Abstract

Innate immune memory, a crucial mechanism of epigenetically mediated myeloid cell plasticity, alters subsequent immune responses majorly by two types of immunological imprinting, training, and tolerance. Recent pioneer studies provided proof-of-principle for generation of both types of innate immune memory in brain macrophage, microglial cells. This novel study was designed to investigate whether the pattern of immune response generation, induced by peripheral administration of recombinant alarmin HMGB1, alone and in combination with other recombinant cytokines, is affected by prior exposure. The experimental outcomes revealed that full length recombinant HMGB1 exposure for seven consecutive days exhibit inflammatory response as evidenced by enhanced expression of inflammatory biomarkers and neurodegeneration. In contrary, combined doses of HMGB1 and IL-1β, for three and seven consecutive days, exhibited lower inflammatory state compared to its alone HMGB1 counterpart. The immune tolerance state was evident by microglial polarization towards non-reactive M2 state, lower astrocyte activation, epigenetic reprogramming, and decreased neurodegeneration. This is the first demonstration that HMGB1 and IL-1β priming can differentially affect inflammation in the brain when a host is confronted with a second, third stimulus or so on.

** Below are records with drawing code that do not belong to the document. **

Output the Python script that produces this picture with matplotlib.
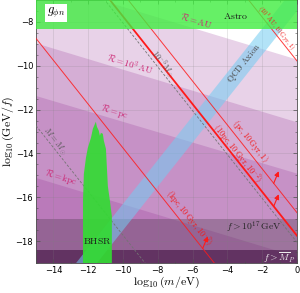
import numpy as np
import matplotlib
matplotlib.use("Agg")
import matplotlib.pyplot as plt
from matplotlib.patches import Polygon

plt.rcParams['mathtext.fontset'] = 'cm'
plt.rcParams['font.family'] = ['DejaVu Sans']

# ---- data ----
x_range = [-15, 0]
y_range = [-19, -7]
# purple radius bands: top boundary (value at x=-15, value at x=0)
band_names = [r"$\mathcal{R}=\mathrm{AU}$", r"$\mathcal{R}=10^3\,\mathrm{AU}$",
              r"$\mathcal{R}=\mathrm{pc}$", r"$\mathcal{R}=\mathrm{kpc}$"]
band_left = [-6.10, -8.96, -11.36, -15.10]
band_right = [-9.70, -12.56, -14.90, -18.70]
# red constraint lines y = c - x
red_names = [r"$(10^3\mathrm{AU},10\,\mathrm{Gyr},1)$", r"$(\mathrm{pc},10\,\mathrm{Gyr},1)$",
             r"$(10\mathrm{pc},10\,\mathrm{Gyr},10^{-2})$", r"$(\mathrm{kpc},10\,\mathrm{Gyr},10^{-2})$"]
red_offsets = [-9.78, -16.7, -17.75, -23.75]
red_widths = [0.7, 0.7, 1.3, 0.7]
# dashed mass lines y = c - x
mass_names = [r"$M=M_\odot$", r"$10^{-3}M_\odot$"]
mass_offsets = [-27.73, -18.05]
# QCD axion band edges y = x + c
qcd_upper = -6.3
qcd_lower = -7.5
# Astro (g_phi n) excluded region
astro_low = -8.3
# BHSR region outline (log m, log GeV/f)
bhsr_x = [-12.30, -12.30, -12.25, -12.13, -12.02, -11.84, -11.73, -11.56, -11.50, -11.39,
          -11.33, -11.27, -11.16, -11.10, -10.98, -10.93, -10.87, -10.75, -10.64, -10.64]
bhsr_y = [-19.0, -16.17, -14.94, -14.20, -13.74, -13.28, -12.87, -12.55, -12.78, -12.96,
          -13.19, -13.06, -13.10, -13.42, -13.79, -14.57, -15.49, -16.17, -16.86, -19.0]
# f bounds
f17 = -17.0
fMP = -18.38

fig = plt.figure(figsize=(3.0, 2.93), dpi=100)
ax = fig.add_axes([0.12, 0.102, 0.87, 0.898])
ax.set_xlim(*x_range)
ax.set_ylim(*y_range)

xs = np.linspace(-15, 0, 200)
purple = (0.55, 0.12, 0.55)
for yl, yr in zip(band_left, band_right):
    yy = yl + (yr - yl) * (xs + 15) / 15
    ax.fill_between(xs, yy, -19, color=purple, alpha=0.2, lw=0, zorder=1)

ax.axhspan(fMP, f17, color=(0.25, 0.2, 0.25), alpha=0.3, lw=0, zorder=1.1)
ax.axhspan(-19, fMP, color=(0.2, 0.05, 0.2), alpha=0.65, lw=0, zorder=1.2)

ax.grid(True, color='0.5', alpha=0.25, lw=0.5, zorder=1.3)

# QCD axion band
ax.fill_between(xs, xs + qcd_lower, xs + qcd_upper, color=(0.45, 0.8, 0.95), alpha=0.55, lw=0, zorder=2)

# red lines
for c, w in zip(red_offsets, red_widths):
    ax.plot(xs, c - xs, color=(1.0, 0.1, 0.1), lw=w, alpha=0.85 if w < 1 else 1.0, zorder=3)
# dashed mass lines
for c in mass_offsets:
    ax.plot(xs, c - xs, color='0.45', lw=0.6, ls=(0, (3, 2)), zorder=3)

# Astro region
ax.axhspan(astro_low, -7, color=(0.25, 0.93, 0.25), alpha=0.8, lw=0, zorder=4)
# BHSR region
ax.add_patch(Polygon(np.column_stack([bhsr_x, bhsr_y]), closed=True,
                     facecolor=(0.2, 0.86, 0.2), edgecolor='none', alpha=0.92, zorder=4))

# arrows on red lines
for c, xb in [(red_offsets[1], -1.34), (red_offsets[2], -1.34), (red_offsets[3], -5.42)]:
    ax.annotate("", xy=(xb + 0.29, c - xb + 0.55), xytext=(xb, c - xb),
                arrowprops=dict(arrowstyle='-|>', color=(1, 0.1, 0.1), lw=0.8,
                                mutation_scale=7, shrinkA=0, shrinkB=0), zorder=5)

# text
ang_band = -16.7
ang_line = -51.4
pink = (0.8, 0.15, 0.45)
band_label_pos = [(-5.8, -7.95), (-9.6, -9.95), (-10.5, -12.1), (-13.6, -15.1)]
for name, (bx, by) in zip(band_names, band_label_pos):
    ax.text(bx, by, name, color=pink, fontsize=6.5, rotation=ang_band,
            ha='center', va='center', rotation_mode='anchor', zorder=6)

red_label_pos = [(-1.2, -8.3), (-2.7, -13.45), (-3.45, -14.0), (-6.2, -16.95)]
red_sizes = [4.8, 6, 6, 6]
for name, (lx, ly), fs in zip(red_names, red_label_pos, red_sizes):
    ax.text(lx, ly, name, color=(0.95, 0.1, 0.1), fontsize=fs, rotation=ang_line,
            ha='center', va='center', rotation_mode='anchor', zorder=6)

mass_label_pos = [(-13.9, -13.45), (-7.7, -9.9)]
for name, (mx, my) in zip(mass_names, mass_label_pos):
    ax.text(mx, my, name, color='0.35', fontsize=6, rotation=ang_line,
            ha='center', va='center', rotation_mode='anchor', zorder=6)

ax.text(-3.0, -9.9, r"$\mathrm{QCD\ Axion}$", color='0.3', fontsize=6.5, rotation=51.4,
        ha='center', va='center', rotation_mode='anchor', zorder=6)
ax.text(-3.5, -7.75, r"$\mathrm{Astro}$", color='0.1', fontsize=7, ha='center', va='center', zorder=6)
ax.text(-11.45, -18.0, r"$\mathrm{BHSR}$", color='0.1', fontsize=7, ha='center', va='center', zorder=6)
ax.text(-2.5, -17.35, r"$f>10^{17}\,\mathrm{GeV}$", color='0.15', fontsize=7, ha='center', va='center', zorder=6)
ax.text(-1.0, -18.75, r"$f>\overline{M}_P$", color='0.92', fontsize=7, ha='center', va='center', zorder=6)
ax.text(-13.85, -7.6, r"$g_{\phi n}$", color='k', fontsize=9, ha='center', va='center', zorder=6,
        bbox=dict(boxstyle='square,pad=0.15', facecolor='white', edgecolor='none'))

ax.set_xticks([-14, -12, -10, -8, -6, -4, -2, 0])
ax.set_yticks([-8, -10, -12, -14, -16, -18])
ax.set_xticks(np.arange(-15, 0.1, 1), minor=True)
ax.set_yticks(np.arange(-19, -6.9, 0.5), minor=True)
ax.tick_params(which='both', direction='in', top=True, right=True, labelsize=6, color='0.3')
ax.tick_params(which='major', length=3, width=0.5, pad=2)
ax.tick_params(which='minor', length=1.5, width=0.4)
for s in ax.spines.values():
    s.set_linewidth(0.6)
    s.set_color('0.3')
ax.set_xlabel(r"$\log_{10}(m/\mathrm{eV})$", fontsize=8.5)
ax.set_ylabel(r"$\log_{10}(\mathrm{GeV}/f)$", fontsize=8.5)
ax.xaxis.set_label_coords(0.5, -0.045)
ax.yaxis.set_label_coords(-0.075, 0.5)

fig.savefig("out.png", dpi=100)
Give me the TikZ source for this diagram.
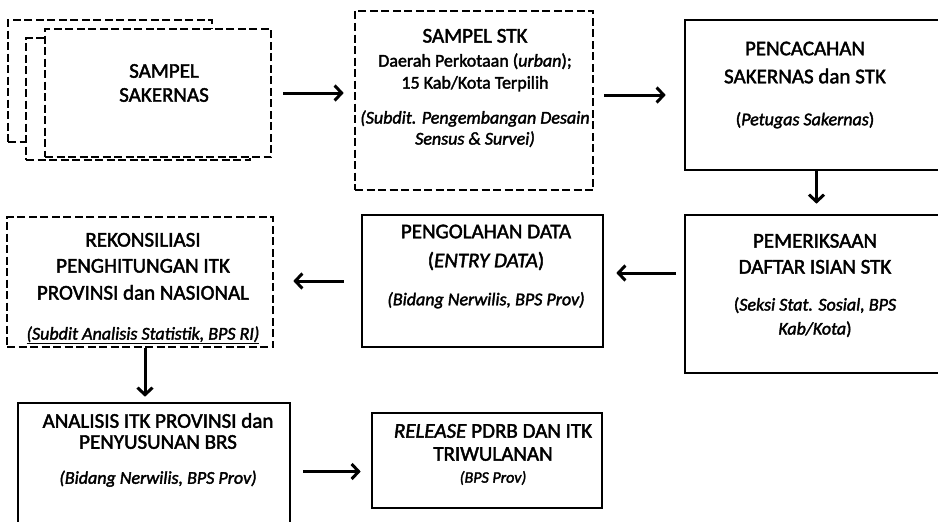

The findings were further validated by suppressing major regulators of epigenetic reprogramming, by intranasal delivery of specific siRNAs targeting those regulators. These results may provide new evidence for the involvement of recombinant endogenous cytokine induced generation of innate immune tolerance within microglial cells and indicated the possible potential role in mediating cognitive and behavioural alterations during inflammatory diseases.